%%
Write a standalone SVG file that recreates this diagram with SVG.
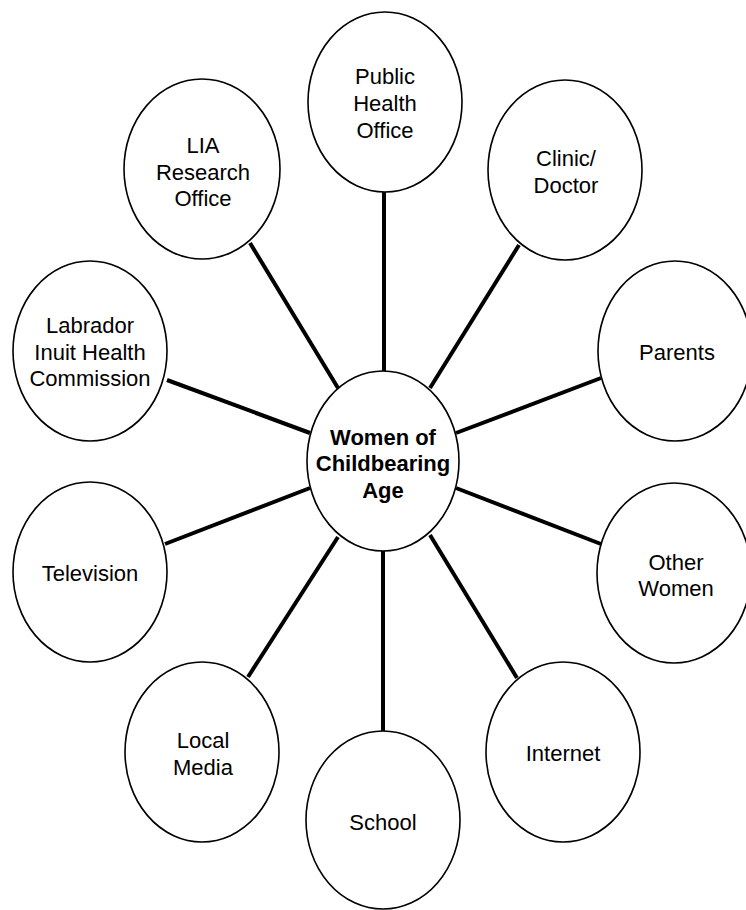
<svg xmlns="http://www.w3.org/2000/svg" width="746" height="910" viewBox="0 0 746 910">
<style>
.bg{fill:#fff}
.node{fill:#fff;stroke:#000;stroke-width:1.6}
.edge{stroke:#000;stroke-width:4;stroke-linecap:butt}
text{font-family:"Liberation Sans",Arial,sans-serif;font-size:22px;fill:#000;text-anchor:middle}
.bold{font-weight:bold}
</style>
<rect class="bg" x="0" y="0" width="746" height="910"/>
<g id="connectors">
<line class="edge" x1="384" y1="192" x2="384" y2="372"/>
<line class="edge" x1="519" y1="245" x2="430" y2="388"/>
<line class="edge" x1="601" y1="378" x2="456" y2="433"/>
<line class="edge" x1="601" y1="544" x2="456" y2="488"/>
<line class="edge" x1="517" y1="678" x2="430" y2="535"/>
<line class="edge" x1="383" y1="551" x2="383" y2="731"/>
<line class="edge" x1="248" y1="677" x2="338" y2="537"/>
<line class="edge" x1="165" y1="544" x2="310" y2="488"/>
<line class="edge" x1="167" y1="380" x2="310" y2="433"/>
<line class="edge" x1="250" y1="243" x2="338" y2="388"/>
</g>
<g id="center">
<ellipse class="node" cx="383" cy="461" rx="76" ry="90"/>
<text class="bold" x="383" y="445">Women of</text>
<text class="bold" x="383" y="471">Childbearing</text>
<text class="bold" x="383" y="498">Age</text>
</g>
<g id="public-health-office">
<ellipse class="node" cx="385" cy="102" rx="77" ry="90"/>
<text x="385" y="84">Public</text>
<text x="385" y="111">Health</text>
<text x="385" y="138">Office</text>
</g>
<g id="clinic-doctor">
<ellipse class="node" cx="565" cy="170" rx="77" ry="90"/>
<text x="566" y="166">Clinic/</text>
<text x="566" y="193">Doctor</text>
</g>
<g id="parents">
<ellipse class="node" cx="675" cy="351" rx="77" ry="90"/>
<text x="677" y="360">Parents</text>
</g>
<g id="other-women">
<ellipse class="node" cx="674" cy="573" rx="77" ry="90"/>
<text x="676" y="570">Other</text>
<text x="676" y="596">Women</text>
</g>
<g id="internet">
<ellipse class="node" cx="563" cy="752" rx="77" ry="90"/>
<text x="563" y="761">Internet</text>
</g>
<g id="school">
<ellipse class="node" cx="383" cy="820" rx="77" ry="89"/>
<text x="383" y="830">School</text>
</g>
<g id="local-media">
<ellipse class="node" cx="202" cy="752" rx="77" ry="90"/>
<text x="203" y="748">Local</text>
<text x="203" y="775">Media</text>
</g>
<g id="television">
<ellipse class="node" cx="90" cy="572" rx="77" ry="90"/>
<text x="90" y="581">Television</text>
</g>
<g id="labrador-inuit-health-commission">
<ellipse class="node" cx="90" cy="351" rx="77" ry="90"/>
<text x="90" y="333">Labrador</text>
<text x="90" y="360">Inuit Health</text>
<text x="90" y="386">Commission</text>
</g>
<g id="lia-research-office">
<ellipse class="node" cx="202" cy="169" rx="78" ry="90"/>
<text x="203" y="153">LIA</text>
<text x="203" y="180">Research</text>
<text x="203" y="206">Office</text>
</g>
</svg>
%%
→ Stated problem
Print each line of the material above exactly, with the pictures removed from your copy.

→ Solution to the problem
Write a standalone SVG file that recreates this diagram with SVG.
<svg xmlns="http://www.w3.org/2000/svg" width="746" height="910" viewBox="0 0 746 910">
<style>
.bg{fill:#fff}
.node{fill:#fff;stroke:#000;stroke-width:1.6}
.edge{stroke:#000;stroke-width:4;stroke-linecap:butt}
text{font-family:"Liberation Sans",Arial,sans-serif;font-size:22px;fill:#000;text-anchor:middle}
.bold{font-weight:bold}
</style>
<rect class="bg" x="0" y="0" width="746" height="910"/>
<g id="connectors">
<line class="edge" x1="384" y1="192" x2="384" y2="372"/>
<line class="edge" x1="519" y1="245" x2="430" y2="388"/>
<line class="edge" x1="601" y1="378" x2="456" y2="433"/>
<line class="edge" x1="601" y1="544" x2="456" y2="488"/>
<line class="edge" x1="517" y1="678" x2="430" y2="535"/>
<line class="edge" x1="383" y1="551" x2="383" y2="731"/>
<line class="edge" x1="248" y1="677" x2="338" y2="537"/>
<line class="edge" x1="165" y1="544" x2="310" y2="488"/>
<line class="edge" x1="167" y1="380" x2="310" y2="433"/>
<line class="edge" x1="250" y1="243" x2="338" y2="388"/>
</g>
<g id="center">
<ellipse class="node" cx="383" cy="461" rx="76" ry="90"/>
<text class="bold" x="383" y="445">Women of</text>
<text class="bold" x="383" y="471">Childbearing</text>
<text class="bold" x="383" y="498">Age</text>
</g>
<g id="public-health-office">
<ellipse class="node" cx="385" cy="102" rx="77" ry="90"/>
<text x="385" y="84">Public</text>
<text x="385" y="111">Health</text>
<text x="385" y="138">Office</text>
</g>
<g id="clinic-doctor">
<ellipse class="node" cx="565" cy="170" rx="77" ry="90"/>
<text x="566" y="166">Clinic/</text>
<text x="566" y="193">Doctor</text>
</g>
<g id="parents">
<ellipse class="node" cx="675" cy="351" rx="77" ry="90"/>
<text x="677" y="360">Parents</text>
</g>
<g id="other-women">
<ellipse class="node" cx="674" cy="573" rx="77" ry="90"/>
<text x="676" y="570">Other</text>
<text x="676" y="596">Women</text>
</g>
<g id="internet">
<ellipse class="node" cx="563" cy="752" rx="77" ry="90"/>
<text x="563" y="761">Internet</text>
</g>
<g id="school">
<ellipse class="node" cx="383" cy="820" rx="77" ry="89"/>
<text x="383" y="830">School</text>
</g>
<g id="local-media">
<ellipse class="node" cx="202" cy="752" rx="77" ry="90"/>
<text x="203" y="748">Local</text>
<text x="203" y="775">Media</text>
</g>
<g id="television">
<ellipse class="node" cx="90" cy="572" rx="77" ry="90"/>
<text x="90" y="581">Television</text>
</g>
<g id="labrador-inuit-health-commission">
<ellipse class="node" cx="90" cy="351" rx="77" ry="90"/>
<text x="90" y="333">Labrador</text>
<text x="90" y="360">Inuit Health</text>
<text x="90" y="386">Commission</text>
</g>
<g id="lia-research-office">
<ellipse class="node" cx="202" cy="169" rx="78" ry="90"/>
<text x="203" y="153">LIA</text>
<text x="203" y="180">Research</text>
<text x="203" y="206">Office</text>
</g>
</svg>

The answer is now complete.